Masa lalu sejarah Indonesia (Nusantara) telah menyisakan banyak jejak. Jejak tersebut, ada yang masih tersisa dalam perilaku. Ada pula yang sudah tergerus oleh waktu. Di Pulau Jawa, selain Jawa Tengah, Jawa Timur cukup banyak meninggalkan jejak jejak sejarah tersebut. Uniknya, jejak jejak sejarah di Jawa Timur tersebut sangat beragam. Tidak tunggal. Boleh dikata lebih bersifat heterogen. Misalnya, kombinasi agama agama besar di dunia yang merasuk ke dalam sistem sosial. Maka, tidak heran, jika kemudian Mr Moh Yamin mengambil tipologi ketatanegaraan model Majapahit bagi Indonesia modern. Dengan kata lain, modernisme sesungguhnya Indonesia berada di Jawa Timur. Ketika agama, kepercayaan, dan budaya secara umum dapat saling bersinggungan dan terjadi hubungan kohesif.

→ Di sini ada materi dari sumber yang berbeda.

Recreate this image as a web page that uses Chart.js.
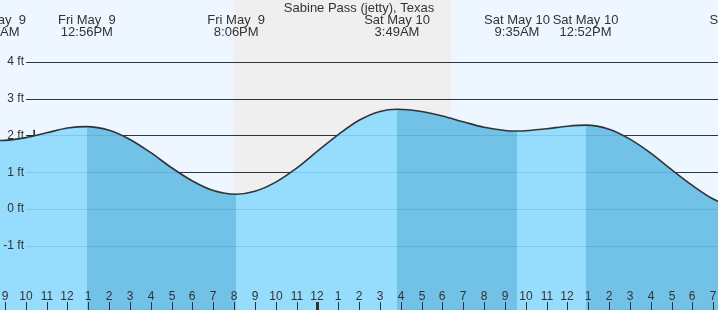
<!DOCTYPE html>
<html>
<head>
<meta charset="utf-8">
<script src="https://cdn.jsdelivr.net/npm/chart.js@4.4.1/dist/chart.umd.min.js"></script>
<style>
  html, body { margin: 0; padding: 0; background: #eef7ff; }
  #wrap { width: 718px; height: 310px; }
</style>
</head>
<body>
<div id="wrap"><canvas id="mare" width="718" height="310"></canvas></div>
<script>
// horas contadas a partir de Fri May 9, 00:00
const tideHours = [8.62, 9, 10, 11, 12, 12.93, 14, 15, 16, 17, 18, 19, 20.1, 21, 22, 23, 24, 25, 26, 27, 27.82,
  29, 30, 31, 32, 33, 33.58, 34, 35, 36, 36.87, 38, 39, 40, 41, 42, 43, 44, 44.33];
const tideFeet = [1.86, 1.865, 1.94, 2.07, 2.20, 2.24, 2.14, 1.89, 1.53, 1.12, 0.76, 0.50, 0.40, 0.48, 0.73, 1.11, 1.57, 2.02, 2.41, 2.65, 2.71,
  2.65, 2.53, 2.37, 2.22, 2.135, 2.12, 2.126, 2.18, 2.25, 2.28, 2.17, 1.90, 1.52, 1.07, 0.64, 0.27, 0.05, 0.02];

const eventHours = [8.62, 12.93, 20.1, 27.82, 33.58, 36.87, 44.4];
const eventKinds = ['L', 'H', 'L', 'H', 'L', 'H', 'L'];
const eventDays = ['Fri May  9', 'Fri May  9', 'Fri May  9', 'Sat May 10', 'Sat May 10', 'Sat May 10', 'Sat May 10'];
const eventClock = ['8:37AM', '12:56PM', '8:06PM', '3:49AM', '9:35AM', '12:52PM', '8:24PM'];

const firstTickHour = 9;
const hourLabels = ['9', '10', '11', '12', '1', '2', '3', '4', '5', '6', '7', '8', '9', '10', '11', '12',
  '1', '2', '3', '4', '5', '6', '7', '8', '9', '10', '11', '12', '1', '2', '3', '4', '5', '6', '7'];
const midnightHour = 24;

const feetTicks = [4, 3, 2, 1, 0, -1];
const feetLabels = ['4 ft', '3 ft', '2 ft', '1 ft', '0 ft', '-1 ft'];

const sunsetHour = 19.95;
const sunriseHour = 30.41;

const nowHour = [10.4];
const nowFeet = [1.99];

const stationName = 'Sabine Pass (jetty), Texas';

const corFundo = '#eef7ff';
const corNoite = '#efefef';
const corSubindo = '#96dcfd';
const corDescendo = '#72c1e6';
const corTexto = '#333';

// gradiente horizontal com cortes secos: claro enchendo, escuro vazando
function corPreenchimento(c) {
  const chart = c.chart;
  const area = chart.chartArea;
  if (!area) return corSubindo;
  const x = chart.scales.x;
  const g = chart.ctx.createLinearGradient(area.left, 0, area.right, 0);
  const larg = area.right - area.left;
  let cor = eventKinds[0] === 'H' ? corDescendo : corSubindo;
  g.addColorStop(0, cor);
  eventHours.forEach((h, i) => {
    const f = (x.getPixelForValue(h) - area.left) / larg;
    if (f <= 0 || f >= 1) return;
    g.addColorStop(f, cor);
    cor = eventKinds[i] === 'H' ? corDescendo : corSubindo;
    g.addColorStop(f, cor);
  });
  g.addColorStop(1, cor);
  return g;
}

const desenhoMare = {
  id: 'desenhoMare',
  beforeDatasetsDraw(chart) {
    const { ctx, scales: { x, y }, width, height } = chart;
    ctx.save();
    ctx.fillStyle = corFundo;
    ctx.fillRect(0, 0, width, height);
    const xs = x.getPixelForValue(sunsetHour);
    const xr = x.getPixelForValue(sunriseHour);
    ctx.fillStyle = corNoite;
    ctx.fillRect(xs, 0, xr - xs, height);

    ctx.strokeStyle = '#333';
    ctx.lineWidth = 1;
    feetTicks.forEach(f => {
      const py = Math.round(y.getPixelForValue(f)) + 0.5;
      ctx.beginPath();
      ctx.moveTo(26, py);
      ctx.lineTo(width, py);
      ctx.stroke();
    });
    ctx.restore();
  },
  afterDatasetsDraw(chart) {
    const { ctx, scales: { x, y }, width, height } = chart;
    ctx.save();

    // linhas fracas por cima do preenchimento
    ctx.strokeStyle = 'rgba(0, 80, 140, 0.15)';
    ctx.lineWidth = 1;
    feetTicks.forEach(f => {
      const py = Math.round(y.getPixelForValue(f)) + 0.5;
      ctx.beginPath();
      ctx.moveTo(26, py);
      ctx.lineTo(width, py);
      ctx.stroke();
    });

    ctx.fillStyle = corTexto;
    ctx.font = '12px "Liberation Sans", Arial, sans-serif';
    ctx.textAlign = 'right';
    ctx.textBaseline = 'middle';
    feetTicks.forEach((f, i) => {
      ctx.fillText(feetLabels[i], 24, y.getPixelForValue(f));
    });

    // eixo das horas
    ctx.textAlign = 'center';
    ctx.textBaseline = 'alphabetic';
    hourLabels.forEach((lbl, i) => {
      const h = firstTickHour + i;
      const px = Math.round(x.getPixelForValue(h));
      ctx.fillText(lbl, px, 300);
      if (h === midnightHour) {
        ctx.fillRect(px - 1, 302, 3, height - 302);
      } else {
        ctx.fillRect(px, 302, 1, height - 302);
      }
    });

    // titulo e horarios de preamar/baixamar
    ctx.font = '13px "Liberation Sans", Arial, sans-serif';
    ctx.fillText(stationName, width / 2, 12);
    eventHours.forEach((h, i) => {
      const px = x.getPixelForValue(h);
      ctx.fillText(eventDays[i], px, 24);
      ctx.fillText(eventClock[i], px, 36);
    });
    ctx.restore();
  }
};

const ctx = document.getElementById('mare').getContext('2d');
new Chart(ctx, {
  type: 'line',
  data: {
    datasets: [
      {
        data: tideHours.map((h, i) => ({ x: h, y: tideFeet[i] })),
        borderColor: '#333',
        borderWidth: 1.6,
        backgroundColor: corPreenchimento,
        fill: 'start',
        pointRadius: 0,
        cubicInterpolationMode: 'monotone'
      },
      {
        data: nowHour.map((h, i) => ({ x: h, y: nowFeet[i] })),
        showLine: false,
        fill: false,
        pointStyle: 'cross',
        pointRadius: 6,
        borderWidth: 1.5,
        borderColor: '#222',
        backgroundColor: '#222'
      }
    ]
  },
  options: {
    responsive: false,
    animation: false,
    devicePixelRatio: 1,
    layout: { padding: 0, autoPadding: false },
    plugins: { legend: { display: false }, tooltip: { enabled: false } },
    scales: {
      x: { type: 'linear', min: 8.76, max: 43.23, display: false },
      y: { min: -2.745, max: 5.68, display: false }
    }
  },
  plugins: [desenhoMare]
});
</script>
</body>
</html>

Pada perjalanan kali ini, Aris Izzuddin menorehkan catatannya tentang jejak peninggalan tradisi Medang. Sebuah kerajaan yang berpengaruh di Jawa Timur setelah di Jawa Tengah. (Redaksi).
***
Sang raja beserta permaisuri dan keluarganya melintasi sebuah desa bernama Geweg, ketika hendak mencari atau menjenguk putrinya yang sedang bertapa di Gunung Pucangan.
Gunung Pucangan berlokasi jauh di seberang Sungai Brantas yang begitu lebar dan alirannya begitu deras. Karena kesulitan menyeberang, Sang Raja kemudian meminta pertolongan kepada warga setempat.
Warga desa pun bahu membahu membuat perahu untuk Sang Raja beserta keluarganya hingga akhirnya bisa menyeberang sungai dan sampai di utara Kali Brantas.
Sang Raja sangat berterima kasih kepada warga Desa Geweg atas pertolongan yang mereka berikan. Sebagai wujud terima kasih, Sang Raja memberi hadiah berupa penetapan Desa Geweg sebagai Desa Sima yakni Desa kaum brahmana karena dibebaskan dari pajak atau upeti.
Penetapan ini dilakukan tanggal 6 Paropeteng Bulan Srawana tahun 857 Saka sebagaimana yang tertulis di prasasti, bila dikonversi ke dalam kalender Masehi diperkirakan jatuh pada tanggal 14 Agustus 935 M.
Prasasti tersebut bernama ‘Tengoro’ yang mempunyai arti jauh dari pusat kerajaan atau jauh dari keramaian.
***
Seribu tahun yang lalu, leluhur kita sudah mempraktikkan sikap gotong royong, tolong-menolong, dan selalu berterima kasih yang berlanjut dengan pemberian hadiah.
Maka, saatnya kita teladani dan praktikkan!
Prasasti Tengaran/Tengoro, Geweg.
14 Agustus 935 M
Oleh :
Śrī Mahārāja Rake Hino Dyaḥ Siṇḍok Śrī Īśānawikrama Dharmottuṅgadewawijaya / Mpu Sindok (Pendiri kerajaan Medang, Jawa Bagian Timur).